Code that draws figures
▬▬▬▬▬▬▬▬▬▬
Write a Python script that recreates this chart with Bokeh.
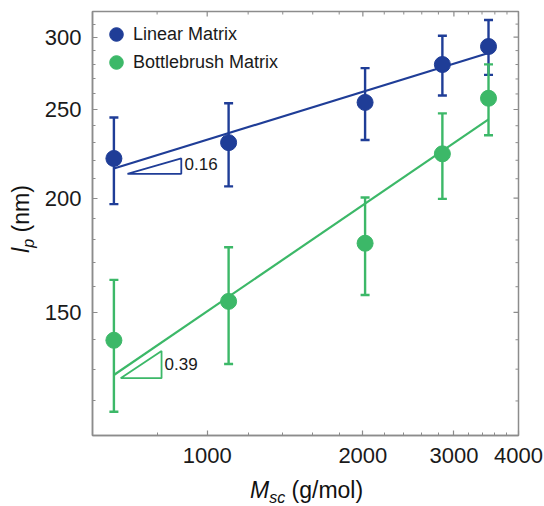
import math
from bokeh.plotting import figure
from bokeh.layouts import row, column
from bokeh.models import (ColumnDataSource, Whisker, TeeHead, FixedTicker, Div,
                          Legend, LegendItem, Range1d, BasicTickFormatter)
from bokeh.embed import file_html
from bokeh.resources import INLINE
from bokeh.core.properties import value

# ---------------- data ----------------
msc = [660, 1100, 2020, 2850, 3500]
lp_linear = [221.0, 230.0, 254.5, 280.0, 293.0]
err_linear = [24.0, 24.0, 23.0, 21.0, 20.2]
lp_brush = [139.8, 154.2, 178.5, 223.6, 257.2]
err_brush = [23.0, 22.5, 21.8, 24.0, 22.9]

fit_x = [660, 3500]
fit_linear = [215.5, 288.2]
fit_brush = [128.1, 243.9]

tri_linear_x = [701, 891, 891, 701]
tri_linear_y = [212.6, 212.6, 221.0, 212.6]
tri_brush_x = [680, 816, 816, 680]
tri_brush_y = [127.1, 127.1, 136.1, 127.1]
slope_labels = ["0.16", "0.39"]
slope_x = [904, 827]
slope_y = [217.9, 131.8]

x_lim = [600, 4000]
y_lim = [110, 320]
x_ticks = [1000, 2000, 3000, 4000]
x_minor = [800, 1200, 1400, 1600, 1800, 2200, 2400, 2600, 2800, 3200, 3400, 3600, 3800]
y_ticks = [150, 200, 250, 300]
y_minor = [120, 130, 140, 160, 170, 180, 190, 210, 220, 230, 240, 260, 270, 280, 290, 310]

series_names = ["Linear Matrix", "Bottlebrush Matrix"]

# ---------------- styling ----------------
BLUE = "#1f3d97"
GREEN = "#3cb868"
FRAME = "#8c8c8c"
FONT = "Liberation Sans"
TXT = "#1a1a1a"

p = figure(width=504, height=474, x_axis_type="log", y_axis_type="log",
           x_range=Range1d(*x_lim), y_range=Range1d(*y_lim),
           output_backend="svg", toolbar_location=None,
           min_border_left=52, min_border_right=26, min_border_top=11, min_border_bottom=39)
p.grid.visible = False
p.outline_line_color = FRAME
p.outline_line_width = 1.5
p.background_fill_color = "white"
p.border_fill_color = "white"

def style_axis(ax, ticks, minor):
    ax.ticker = FixedTicker(ticks=ticks, minor_ticks=minor)
    ax.axis_line_color = FRAME
    ax.axis_line_width = 1.5
    ax.major_tick_line_color = FRAME
    ax.minor_tick_line_color = FRAME
    ax.major_tick_line_width = 1.2
    ax.minor_tick_line_width = 1.0
    ax.major_tick_in = 5
    ax.major_tick_out = 0
    ax.minor_tick_in = 3
    ax.minor_tick_out = 0
    ax.formatter = BasicTickFormatter(use_scientific=False)
    ax.axis_label = None
    ax.major_label_text_font = FONT
    ax.major_label_text_font_size = "22px"
    ax.major_label_text_color = TXT

style_axis(p.xaxis[0], x_ticks, x_minor)
p.xaxis[0].major_label_standoff = 12
style_axis(p.yaxis[0], y_ticks, y_minor)
p.yaxis[0].major_label_standoff = 11

# mirrored inward ticks on the top and right edges of the frame
p.ray(x=x_ticks, y=[y_lim[1]] * len(x_ticks), length=5, length_units="screen",
      angle=-math.pi / 2, line_color=FRAME, line_width=1.2)
p.ray(x=x_minor, y=[y_lim[1]] * len(x_minor), length=3, length_units="screen",
      angle=-math.pi / 2, line_color=FRAME, line_width=1.0)
p.ray(x=[x_lim[1]] * len(y_ticks), y=y_ticks, length=5, length_units="screen",
      angle=math.pi, line_color=FRAME, line_width=1.2)
p.ray(x=[x_lim[1]] * len(y_minor), y=y_minor, length=3, length_units="screen",
      angle=math.pi, line_color=FRAME, line_width=1.0)

# ---------------- fit lines and slope triangles ----------------
p.line(fit_x, fit_linear, line_color=BLUE, line_width=2.2)
p.line(fit_x, fit_brush, line_color=GREEN, line_width=2.2)
p.line(tri_linear_x, tri_linear_y, line_color=BLUE, line_width=1.8)
p.line(tri_brush_x, tri_brush_y, line_color=GREEN, line_width=1.8)

slope_src = ColumnDataSource(dict(x=slope_x, y=slope_y, t=slope_labels))
p.text(x="x", y="y", text="t", source=slope_src, text_font=value(FONT),
       text_font_size="17px", text_baseline="middle", text_align="left",
       text_color=TXT)

# ---------------- error bars and points ----------------
renderers = []
for lp, err, col in [(lp_linear, err_linear, BLUE), (lp_brush, err_brush, GREEN)]:
    src = ColumnDataSource(dict(
        x=msc, y=lp,
        upper=[v + e for v, e in zip(lp, err)],
        lower=[v - e for v, e in zip(lp, err)]))
    w = Whisker(source=src, base="x", upper="upper", lower="lower", dimension="height",
                line_color=col, line_width=2.4,
                upper_head=TeeHead(size=9, line_color=col, line_width=2.4),
                lower_head=TeeHead(size=9, line_color=col, line_width=2.4))
    p.add_layout(w)
    r = p.scatter(x="x", y="y", source=src, size=16, fill_color=col, line_color=col)
    renderers.append(r)

# one legend per entry so the rows sit as close as in the reference
for name, r, loc in [(series_names[0], renderers[0], (7, 384)),
                     (series_names[1], renderers[1], (7, 356))]:
    lg = Legend(items=[LegendItem(label=name, renderers=[r])],
                location=loc, border_line_color=None, background_fill_alpha=0,
                label_text_font=FONT, label_text_font_size="18px", label_text_color=TXT,
                glyph_width=34, glyph_height=34, label_standoff=0,
                padding=0, margin=0, label_height=20, spacing=0)
    p.add_layout(lg)

# ---------------- axis titles as HTML (italic + subscript) ----------------
ylab = Div(width=40, height=474, margin=0, text=(
    '<div style="position:relative;width:40px;height:474px;">'
    '<div style="position:absolute;left:-79px;top:206px;width:200px;height:26px;'
    'line-height:26px;text-align:center;transform:rotate(-90deg);white-space:nowrap;'
    "font-family:'Liberation Sans';font-size:23px;color:#111111;\">"
    '<i>l</i><span style="font-size:16px;font-style:italic;position:relative;top:5px;">p</span>'
    ' (nm)</div></div>'))

xlab = Div(width=544, height=32, margin=0, text=(
    '<div style="padding-left:250px;height:32px;line-height:32px;white-space:nowrap;'
    "font-family:'Liberation Sans';font-size:23px;color:#111111;\">"
    '<i>M</i><span style="font-size:16px;font-style:italic;position:relative;top:5px;">sc</span>'
    ' (g/mol)</div>'))

layout = column(row(ylab, p, spacing=0), xlab, spacing=0)

open("out.html", "w").write(file_html(layout, INLINE))
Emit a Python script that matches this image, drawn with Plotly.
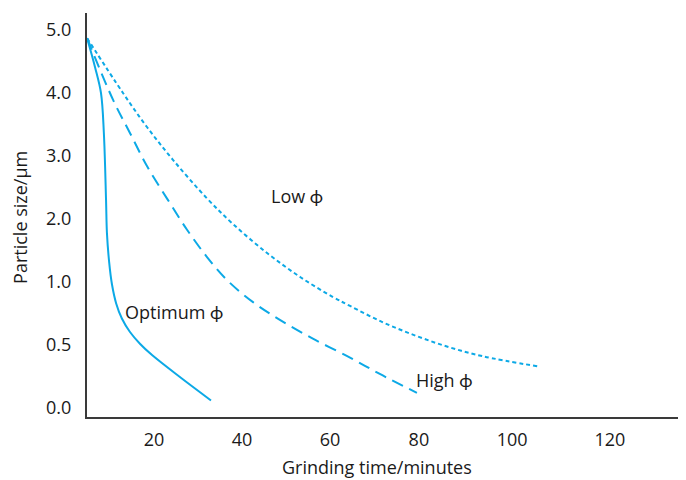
▬▬▬▬▬▬▬▬▬▬
TASK DETAILS :: Copy the data exactly. Any picture it contains is to be omitted.

WRITTEN ANSWER ::
Write a Python script that recreates this chart with Bokeh.
import math
from bokeh.plotting import figure
from bokeh.layouts import row, column
from bokeh.models import (ColumnDataSource, Whisker, TeeHead, FixedTicker, Div,
                          Legend, LegendItem, Range1d, BasicTickFormatter)
from bokeh.embed import file_html
from bokeh.resources import INLINE
from bokeh.core.properties import value

# ---------------- data ----------------
msc = [660, 1100, 2020, 2850, 3500]
lp_linear = [221.0, 230.0, 254.5, 280.0, 293.0]
err_linear = [24.0, 24.0, 23.0, 21.0, 20.2]
lp_brush = [139.8, 154.2, 178.5, 223.6, 257.2]
err_brush = [23.0, 22.5, 21.8, 24.0, 22.9]

fit_x = [660, 3500]
fit_linear = [215.5, 288.2]
fit_brush = [128.1, 243.9]

tri_linear_x = [701, 891, 891, 701]
tri_linear_y = [212.6, 212.6, 221.0, 212.6]
tri_brush_x = [680, 816, 816, 680]
tri_brush_y = [127.1, 127.1, 136.1, 127.1]
slope_labels = ["0.16", "0.39"]
slope_x = [904, 827]
slope_y = [217.9, 131.8]

x_lim = [600, 4000]
y_lim = [110, 320]
x_ticks = [1000, 2000, 3000, 4000]
x_minor = [800, 1200, 1400, 1600, 1800, 2200, 2400, 2600, 2800, 3200, 3400, 3600, 3800]
y_ticks = [150, 200, 250, 300]
y_minor = [120, 130, 140, 160, 170, 180, 190, 210, 220, 230, 240, 260, 270, 280, 290, 310]

series_names = ["Linear Matrix", "Bottlebrush Matrix"]

# ---------------- styling ----------------
BLUE = "#1f3d97"
GREEN = "#3cb868"
FRAME = "#8c8c8c"
FONT = "Liberation Sans"
TXT = "#1a1a1a"

p = figure(width=504, height=474, x_axis_type="log", y_axis_type="log",
           x_range=Range1d(*x_lim), y_range=Range1d(*y_lim),
           output_backend="svg", toolbar_location=None,
           min_border_left=52, min_border_right=26, min_border_top=11, min_border_bottom=39)
p.grid.visible = False
p.outline_line_color = FRAME
p.outline_line_width = 1.5
p.background_fill_color = "white"
p.border_fill_color = "white"

def style_axis(ax, ticks, minor):
    ax.ticker = FixedTicker(ticks=ticks, minor_ticks=minor)
    ax.axis_line_color = FRAME
    ax.axis_line_width = 1.5
    ax.major_tick_line_color = FRAME
    ax.minor_tick_line_color = FRAME
    ax.major_tick_line_width = 1.2
    ax.minor_tick_line_width = 1.0
    ax.major_tick_in = 5
    ax.major_tick_out = 0
    ax.minor_tick_in = 3
    ax.minor_tick_out = 0
    ax.formatter = BasicTickFormatter(use_scientific=False)
    ax.axis_label = None
    ax.major_label_text_font = FONT
    ax.major_label_text_font_size = "22px"
    ax.major_label_text_color = TXT

style_axis(p.xaxis[0], x_ticks, x_minor)
p.xaxis[0].major_label_standoff = 12
style_axis(p.yaxis[0], y_ticks, y_minor)
p.yaxis[0].major_label_standoff = 11

# mirrored inward ticks on the top and right edges of the frame
p.ray(x=x_ticks, y=[y_lim[1]] * len(x_ticks), length=5, length_units="screen",
      angle=-math.pi / 2, line_color=FRAME, line_width=1.2)
p.ray(x=x_minor, y=[y_lim[1]] * len(x_minor), length=3, length_units="screen",
      angle=-math.pi / 2, line_color=FRAME, line_width=1.0)
p.ray(x=[x_lim[1]] * len(y_ticks), y=y_ticks, length=5, length_units="screen",
      angle=math.pi, line_color=FRAME, line_width=1.2)
p.ray(x=[x_lim[1]] * len(y_minor), y=y_minor, length=3, length_units="screen",
      angle=math.pi, line_color=FRAME, line_width=1.0)

# ---------------- fit lines and slope triangles ----------------
p.line(fit_x, fit_linear, line_color=BLUE, line_width=2.2)
p.line(fit_x, fit_brush, line_color=GREEN, line_width=2.2)
p.line(tri_linear_x, tri_linear_y, line_color=BLUE, line_width=1.8)
p.line(tri_brush_x, tri_brush_y, line_color=GREEN, line_width=1.8)

slope_src = ColumnDataSource(dict(x=slope_x, y=slope_y, t=slope_labels))
p.text(x="x", y="y", text="t", source=slope_src, text_font=value(FONT),
       text_font_size="17px", text_baseline="middle", text_align="left",
       text_color=TXT)

# ---------------- error bars and points ----------------
renderers = []
for lp, err, col in [(lp_linear, err_linear, BLUE), (lp_brush, err_brush, GREEN)]:
    src = ColumnDataSource(dict(
        x=msc, y=lp,
        upper=[v + e for v, e in zip(lp, err)],
        lower=[v - e for v, e in zip(lp, err)]))
    w = Whisker(source=src, base="x", upper="upper", lower="lower", dimension="height",
                line_color=col, line_width=2.4,
                upper_head=TeeHead(size=9, line_color=col, line_width=2.4),
                lower_head=TeeHead(size=9, line_color=col, line_width=2.4))
    p.add_layout(w)
    r = p.scatter(x="x", y="y", source=src, size=16, fill_color=col, line_color=col)
    renderers.append(r)

# one legend per entry so the rows sit as close as in the reference
for name, r, loc in [(series_names[0], renderers[0], (7, 384)),
                     (series_names[1], renderers[1], (7, 356))]:
    lg = Legend(items=[LegendItem(label=name, renderers=[r])],
                location=loc, border_line_color=None, background_fill_alpha=0,
                label_text_font=FONT, label_text_font_size="18px", label_text_color=TXT,
                glyph_width=34, glyph_height=34, label_standoff=0,
                padding=0, margin=0, label_height=20, spacing=0)
    p.add_layout(lg)

# ---------------- axis titles as HTML (italic + subscript) ----------------
ylab = Div(width=40, height=474, margin=0, text=(
    '<div style="position:relative;width:40px;height:474px;">'
    '<div style="position:absolute;left:-79px;top:206px;width:200px;height:26px;'
    'line-height:26px;text-align:center;transform:rotate(-90deg);white-space:nowrap;'
    "font-family:'Liberation Sans';font-size:23px;color:#111111;\">"
    '<i>l</i><span style="font-size:16px;font-style:italic;position:relative;top:5px;">p</span>'
    ' (nm)</div></div>'))

xlab = Div(width=544, height=32, margin=0, text=(
    '<div style="padding-left:250px;height:32px;line-height:32px;white-space:nowrap;'
    "font-family:'Liberation Sans';font-size:23px;color:#111111;\">"
    '<i>M</i><span style="font-size:16px;font-style:italic;position:relative;top:5px;">sc</span>'
    ' (g/mol)</div>'))

layout = column(row(ylab, p, spacing=0), xlab, spacing=0)

open("out.html", "w").write(file_html(layout, INLINE))
Emit a Python script that matches this image, drawn with Plotly.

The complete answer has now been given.